■ **PROBLEM REQUIREMENTS**:
Leaving out all pictures, copy exactly the lines from the one containing "What Bokeh code" down to the one containing "from bokeh.resources import INLINE", both of them included.

start EXERCISE DATA

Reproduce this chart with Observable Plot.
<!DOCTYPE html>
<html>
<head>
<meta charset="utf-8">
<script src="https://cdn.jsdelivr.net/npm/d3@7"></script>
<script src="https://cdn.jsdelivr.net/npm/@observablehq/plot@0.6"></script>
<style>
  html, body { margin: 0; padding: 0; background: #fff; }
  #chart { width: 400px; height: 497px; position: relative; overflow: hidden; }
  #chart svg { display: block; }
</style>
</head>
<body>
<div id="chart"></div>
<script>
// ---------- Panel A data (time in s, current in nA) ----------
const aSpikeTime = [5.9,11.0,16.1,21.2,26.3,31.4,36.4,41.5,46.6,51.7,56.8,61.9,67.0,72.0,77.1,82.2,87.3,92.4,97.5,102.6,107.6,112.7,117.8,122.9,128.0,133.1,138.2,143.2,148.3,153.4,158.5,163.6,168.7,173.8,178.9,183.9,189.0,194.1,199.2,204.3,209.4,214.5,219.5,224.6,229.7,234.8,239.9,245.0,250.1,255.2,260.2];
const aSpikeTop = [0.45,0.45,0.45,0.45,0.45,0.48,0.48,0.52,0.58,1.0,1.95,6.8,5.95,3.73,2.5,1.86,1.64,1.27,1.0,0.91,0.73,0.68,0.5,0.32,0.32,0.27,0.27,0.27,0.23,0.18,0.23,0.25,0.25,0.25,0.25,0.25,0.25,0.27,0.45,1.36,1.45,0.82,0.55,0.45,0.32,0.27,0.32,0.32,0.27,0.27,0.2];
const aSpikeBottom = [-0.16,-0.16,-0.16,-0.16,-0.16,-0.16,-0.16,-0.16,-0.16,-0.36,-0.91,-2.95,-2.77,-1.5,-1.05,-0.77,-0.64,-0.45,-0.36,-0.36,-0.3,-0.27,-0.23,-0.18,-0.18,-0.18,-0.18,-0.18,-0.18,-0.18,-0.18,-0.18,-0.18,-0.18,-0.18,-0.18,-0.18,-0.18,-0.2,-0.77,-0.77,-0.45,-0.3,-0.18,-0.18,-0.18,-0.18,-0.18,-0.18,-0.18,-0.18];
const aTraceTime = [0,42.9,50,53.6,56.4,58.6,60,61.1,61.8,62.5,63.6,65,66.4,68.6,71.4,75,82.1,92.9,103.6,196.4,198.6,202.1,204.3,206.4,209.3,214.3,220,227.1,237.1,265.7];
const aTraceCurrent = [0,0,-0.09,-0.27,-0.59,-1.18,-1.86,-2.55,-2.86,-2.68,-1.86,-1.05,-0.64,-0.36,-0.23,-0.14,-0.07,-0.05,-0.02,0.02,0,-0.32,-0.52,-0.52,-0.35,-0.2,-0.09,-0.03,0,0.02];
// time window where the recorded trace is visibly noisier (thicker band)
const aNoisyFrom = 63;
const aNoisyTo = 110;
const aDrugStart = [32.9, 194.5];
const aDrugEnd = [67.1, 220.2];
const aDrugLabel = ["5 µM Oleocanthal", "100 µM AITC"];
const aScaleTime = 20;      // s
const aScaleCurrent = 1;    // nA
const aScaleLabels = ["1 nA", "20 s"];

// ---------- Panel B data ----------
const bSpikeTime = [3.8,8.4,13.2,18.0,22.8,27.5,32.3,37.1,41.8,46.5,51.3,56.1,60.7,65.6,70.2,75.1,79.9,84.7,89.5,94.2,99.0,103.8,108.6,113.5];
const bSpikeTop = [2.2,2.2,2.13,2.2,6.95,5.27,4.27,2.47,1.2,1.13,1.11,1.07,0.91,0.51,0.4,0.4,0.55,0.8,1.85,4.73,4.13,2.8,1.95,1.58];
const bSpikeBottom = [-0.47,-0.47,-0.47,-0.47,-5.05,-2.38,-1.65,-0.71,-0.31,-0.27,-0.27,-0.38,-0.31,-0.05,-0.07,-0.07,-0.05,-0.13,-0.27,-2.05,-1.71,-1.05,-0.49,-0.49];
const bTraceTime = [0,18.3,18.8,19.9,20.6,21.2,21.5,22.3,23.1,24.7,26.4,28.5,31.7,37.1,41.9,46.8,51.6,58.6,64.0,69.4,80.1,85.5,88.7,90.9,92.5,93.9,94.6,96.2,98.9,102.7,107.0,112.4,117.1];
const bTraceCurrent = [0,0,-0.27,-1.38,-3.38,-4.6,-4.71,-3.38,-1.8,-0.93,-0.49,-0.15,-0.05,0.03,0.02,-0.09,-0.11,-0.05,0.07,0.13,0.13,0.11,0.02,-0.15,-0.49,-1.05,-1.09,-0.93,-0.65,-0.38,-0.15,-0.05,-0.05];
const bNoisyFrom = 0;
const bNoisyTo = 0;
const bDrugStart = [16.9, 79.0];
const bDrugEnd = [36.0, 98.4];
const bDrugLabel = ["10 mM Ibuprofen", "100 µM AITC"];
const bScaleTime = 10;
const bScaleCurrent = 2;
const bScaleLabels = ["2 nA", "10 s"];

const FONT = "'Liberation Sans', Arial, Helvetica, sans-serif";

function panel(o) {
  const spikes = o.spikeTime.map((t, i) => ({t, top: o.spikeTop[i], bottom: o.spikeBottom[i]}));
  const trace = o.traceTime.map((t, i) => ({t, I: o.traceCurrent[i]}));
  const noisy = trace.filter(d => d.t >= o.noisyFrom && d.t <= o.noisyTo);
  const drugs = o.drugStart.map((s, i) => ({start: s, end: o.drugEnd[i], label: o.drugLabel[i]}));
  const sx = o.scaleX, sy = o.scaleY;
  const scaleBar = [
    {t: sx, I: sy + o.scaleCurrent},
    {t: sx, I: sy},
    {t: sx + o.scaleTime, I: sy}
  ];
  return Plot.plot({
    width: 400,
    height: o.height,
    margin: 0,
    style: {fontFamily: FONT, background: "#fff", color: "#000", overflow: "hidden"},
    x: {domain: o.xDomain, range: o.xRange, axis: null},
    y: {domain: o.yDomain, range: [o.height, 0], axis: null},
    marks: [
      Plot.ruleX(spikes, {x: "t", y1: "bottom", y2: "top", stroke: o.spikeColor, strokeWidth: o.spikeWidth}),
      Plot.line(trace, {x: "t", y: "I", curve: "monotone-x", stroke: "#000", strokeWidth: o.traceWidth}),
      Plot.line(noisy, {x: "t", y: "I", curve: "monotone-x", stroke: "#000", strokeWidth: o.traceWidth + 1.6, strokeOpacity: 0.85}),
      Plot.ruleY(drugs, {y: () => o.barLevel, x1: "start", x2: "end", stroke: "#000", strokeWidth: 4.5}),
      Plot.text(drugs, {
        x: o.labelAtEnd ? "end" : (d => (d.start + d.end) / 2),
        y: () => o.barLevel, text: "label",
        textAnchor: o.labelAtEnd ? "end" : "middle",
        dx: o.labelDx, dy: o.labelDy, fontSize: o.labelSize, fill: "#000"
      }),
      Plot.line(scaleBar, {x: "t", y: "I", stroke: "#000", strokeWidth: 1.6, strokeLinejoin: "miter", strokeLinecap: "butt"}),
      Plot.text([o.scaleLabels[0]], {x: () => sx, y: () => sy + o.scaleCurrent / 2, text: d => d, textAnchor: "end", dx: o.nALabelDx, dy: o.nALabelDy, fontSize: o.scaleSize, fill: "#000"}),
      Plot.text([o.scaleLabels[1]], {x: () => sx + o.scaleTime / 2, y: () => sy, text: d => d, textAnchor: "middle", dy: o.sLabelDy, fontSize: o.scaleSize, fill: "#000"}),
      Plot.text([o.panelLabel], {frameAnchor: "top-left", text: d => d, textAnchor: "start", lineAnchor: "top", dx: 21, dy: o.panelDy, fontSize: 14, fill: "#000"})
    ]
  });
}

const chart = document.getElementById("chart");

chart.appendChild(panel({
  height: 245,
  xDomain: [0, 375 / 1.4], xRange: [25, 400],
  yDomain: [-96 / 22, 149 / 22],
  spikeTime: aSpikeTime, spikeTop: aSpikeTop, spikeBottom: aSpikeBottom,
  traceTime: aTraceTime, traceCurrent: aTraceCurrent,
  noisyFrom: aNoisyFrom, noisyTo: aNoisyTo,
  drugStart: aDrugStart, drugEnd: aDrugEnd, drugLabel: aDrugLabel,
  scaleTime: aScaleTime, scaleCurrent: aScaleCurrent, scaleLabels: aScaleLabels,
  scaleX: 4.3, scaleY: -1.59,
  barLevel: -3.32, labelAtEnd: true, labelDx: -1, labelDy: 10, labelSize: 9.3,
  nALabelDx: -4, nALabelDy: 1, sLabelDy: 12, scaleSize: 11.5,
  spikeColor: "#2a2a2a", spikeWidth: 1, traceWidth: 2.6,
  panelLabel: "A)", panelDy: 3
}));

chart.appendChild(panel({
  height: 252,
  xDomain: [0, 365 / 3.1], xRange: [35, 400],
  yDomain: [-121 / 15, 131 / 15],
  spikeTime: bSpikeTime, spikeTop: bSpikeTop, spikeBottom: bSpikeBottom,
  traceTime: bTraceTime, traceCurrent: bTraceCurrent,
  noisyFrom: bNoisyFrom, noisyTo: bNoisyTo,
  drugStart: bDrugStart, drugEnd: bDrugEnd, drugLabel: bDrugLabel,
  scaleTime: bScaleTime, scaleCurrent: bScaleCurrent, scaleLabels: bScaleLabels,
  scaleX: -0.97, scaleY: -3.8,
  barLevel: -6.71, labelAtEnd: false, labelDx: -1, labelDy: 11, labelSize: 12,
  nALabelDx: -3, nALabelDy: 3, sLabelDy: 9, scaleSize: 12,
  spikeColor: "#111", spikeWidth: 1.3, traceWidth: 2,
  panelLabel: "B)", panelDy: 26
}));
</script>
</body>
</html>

end EXERCISE DATA
start EXERCISE DATA

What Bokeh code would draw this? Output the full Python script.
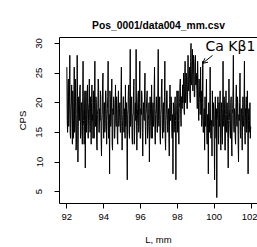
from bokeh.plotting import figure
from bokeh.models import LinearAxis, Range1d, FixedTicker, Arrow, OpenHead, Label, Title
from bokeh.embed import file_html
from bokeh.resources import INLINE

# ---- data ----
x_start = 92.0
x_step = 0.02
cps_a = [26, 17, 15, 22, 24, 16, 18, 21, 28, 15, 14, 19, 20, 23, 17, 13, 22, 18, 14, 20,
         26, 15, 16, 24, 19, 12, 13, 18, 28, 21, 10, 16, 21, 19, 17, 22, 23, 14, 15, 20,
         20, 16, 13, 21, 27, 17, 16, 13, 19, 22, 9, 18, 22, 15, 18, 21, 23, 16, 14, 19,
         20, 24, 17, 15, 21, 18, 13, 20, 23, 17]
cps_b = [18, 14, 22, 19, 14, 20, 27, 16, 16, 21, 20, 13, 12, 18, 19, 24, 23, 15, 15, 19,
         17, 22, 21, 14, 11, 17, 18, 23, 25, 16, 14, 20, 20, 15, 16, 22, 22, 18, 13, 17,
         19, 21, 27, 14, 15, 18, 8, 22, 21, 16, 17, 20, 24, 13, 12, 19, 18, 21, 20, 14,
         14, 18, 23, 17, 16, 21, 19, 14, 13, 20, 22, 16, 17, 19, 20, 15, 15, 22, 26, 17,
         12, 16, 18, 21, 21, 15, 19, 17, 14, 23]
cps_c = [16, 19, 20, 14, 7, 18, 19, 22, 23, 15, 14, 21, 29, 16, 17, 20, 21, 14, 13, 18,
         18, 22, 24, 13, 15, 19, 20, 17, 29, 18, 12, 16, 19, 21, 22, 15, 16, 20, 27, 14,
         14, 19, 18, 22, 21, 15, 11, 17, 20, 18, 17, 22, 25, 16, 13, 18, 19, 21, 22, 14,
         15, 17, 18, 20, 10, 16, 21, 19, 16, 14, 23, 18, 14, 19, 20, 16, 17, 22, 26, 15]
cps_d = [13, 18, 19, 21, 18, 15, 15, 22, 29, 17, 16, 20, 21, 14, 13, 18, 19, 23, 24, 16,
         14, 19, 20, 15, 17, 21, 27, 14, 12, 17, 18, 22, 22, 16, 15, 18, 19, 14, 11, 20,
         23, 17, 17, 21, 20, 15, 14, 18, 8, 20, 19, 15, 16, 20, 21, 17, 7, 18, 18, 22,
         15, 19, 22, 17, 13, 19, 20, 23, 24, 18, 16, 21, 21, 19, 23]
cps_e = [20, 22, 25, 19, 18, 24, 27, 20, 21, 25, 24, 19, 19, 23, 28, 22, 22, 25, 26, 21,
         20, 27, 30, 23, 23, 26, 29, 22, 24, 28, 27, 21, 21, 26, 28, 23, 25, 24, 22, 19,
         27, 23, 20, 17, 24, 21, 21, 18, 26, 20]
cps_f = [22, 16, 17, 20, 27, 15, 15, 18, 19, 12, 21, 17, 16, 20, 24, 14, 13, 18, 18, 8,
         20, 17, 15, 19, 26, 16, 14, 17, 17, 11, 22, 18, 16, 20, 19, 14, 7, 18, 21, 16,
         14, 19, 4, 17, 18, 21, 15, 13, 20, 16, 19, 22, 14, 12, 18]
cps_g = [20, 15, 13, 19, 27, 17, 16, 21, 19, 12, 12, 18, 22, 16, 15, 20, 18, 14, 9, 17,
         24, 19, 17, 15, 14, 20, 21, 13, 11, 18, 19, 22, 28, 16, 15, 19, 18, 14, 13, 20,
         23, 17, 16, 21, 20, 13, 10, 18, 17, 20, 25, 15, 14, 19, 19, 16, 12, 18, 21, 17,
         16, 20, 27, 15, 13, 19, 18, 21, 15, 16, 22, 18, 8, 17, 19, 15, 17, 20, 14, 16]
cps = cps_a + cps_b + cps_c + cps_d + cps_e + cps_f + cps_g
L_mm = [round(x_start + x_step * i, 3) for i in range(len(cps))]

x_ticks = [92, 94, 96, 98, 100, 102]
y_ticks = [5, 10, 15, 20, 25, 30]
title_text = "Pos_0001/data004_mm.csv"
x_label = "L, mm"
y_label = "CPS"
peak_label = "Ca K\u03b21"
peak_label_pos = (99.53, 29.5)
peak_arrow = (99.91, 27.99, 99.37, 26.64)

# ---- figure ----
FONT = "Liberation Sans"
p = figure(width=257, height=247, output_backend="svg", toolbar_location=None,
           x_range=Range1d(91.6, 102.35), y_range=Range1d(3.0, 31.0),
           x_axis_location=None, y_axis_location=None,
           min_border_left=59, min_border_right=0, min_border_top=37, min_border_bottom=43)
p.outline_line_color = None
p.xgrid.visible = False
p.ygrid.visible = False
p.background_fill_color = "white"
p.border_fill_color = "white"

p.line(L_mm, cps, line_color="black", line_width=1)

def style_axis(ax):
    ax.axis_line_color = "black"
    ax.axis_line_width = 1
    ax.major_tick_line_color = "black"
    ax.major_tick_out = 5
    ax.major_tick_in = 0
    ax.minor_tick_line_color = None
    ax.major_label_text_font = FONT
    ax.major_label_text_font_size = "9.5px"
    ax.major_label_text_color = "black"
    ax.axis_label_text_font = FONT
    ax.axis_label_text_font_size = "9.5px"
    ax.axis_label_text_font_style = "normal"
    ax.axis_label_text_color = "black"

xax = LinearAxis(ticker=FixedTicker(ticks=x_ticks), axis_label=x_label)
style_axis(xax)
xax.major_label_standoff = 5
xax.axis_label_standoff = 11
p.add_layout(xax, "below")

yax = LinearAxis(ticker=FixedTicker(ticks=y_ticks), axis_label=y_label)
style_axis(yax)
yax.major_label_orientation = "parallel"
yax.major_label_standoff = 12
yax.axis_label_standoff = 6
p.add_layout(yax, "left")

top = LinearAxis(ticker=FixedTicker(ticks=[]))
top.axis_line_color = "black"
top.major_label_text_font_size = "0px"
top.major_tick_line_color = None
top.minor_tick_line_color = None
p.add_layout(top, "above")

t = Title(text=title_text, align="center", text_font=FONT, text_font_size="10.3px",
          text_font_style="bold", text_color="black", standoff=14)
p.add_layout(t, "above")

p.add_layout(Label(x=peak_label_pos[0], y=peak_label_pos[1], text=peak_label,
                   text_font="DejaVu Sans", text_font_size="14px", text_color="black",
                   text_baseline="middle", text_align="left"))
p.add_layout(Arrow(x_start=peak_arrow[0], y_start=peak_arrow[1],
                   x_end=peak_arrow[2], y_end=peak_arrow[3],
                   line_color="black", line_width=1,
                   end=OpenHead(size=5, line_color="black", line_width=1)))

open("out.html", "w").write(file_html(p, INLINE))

end EXERCISE DATA
start EXERCISE DATA

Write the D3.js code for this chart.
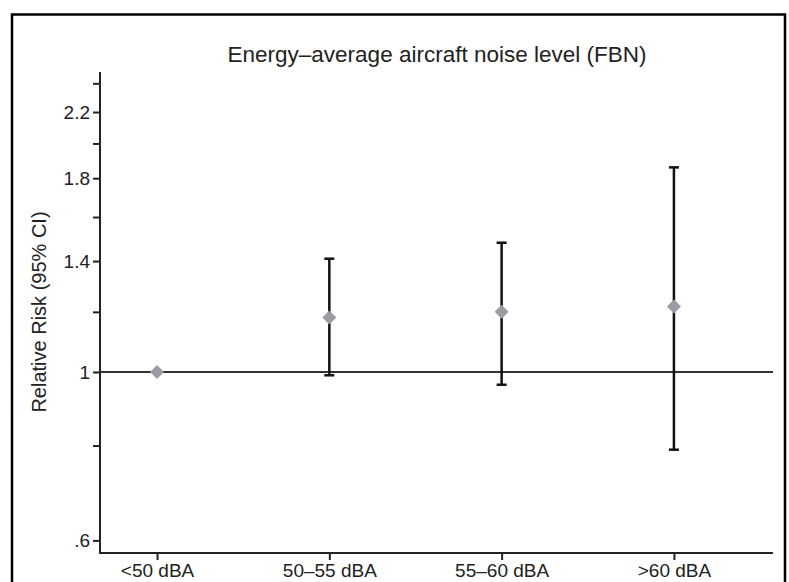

end EXERCISE DATA

■ **FINAL RESULT**:
What Bokeh code would draw this? Output the full Python script.
from bokeh.plotting import figure
from bokeh.models import LinearAxis, Range1d, FixedTicker, Arrow, OpenHead, Label, Title
from bokeh.embed import file_html
from bokeh.resources import INLINE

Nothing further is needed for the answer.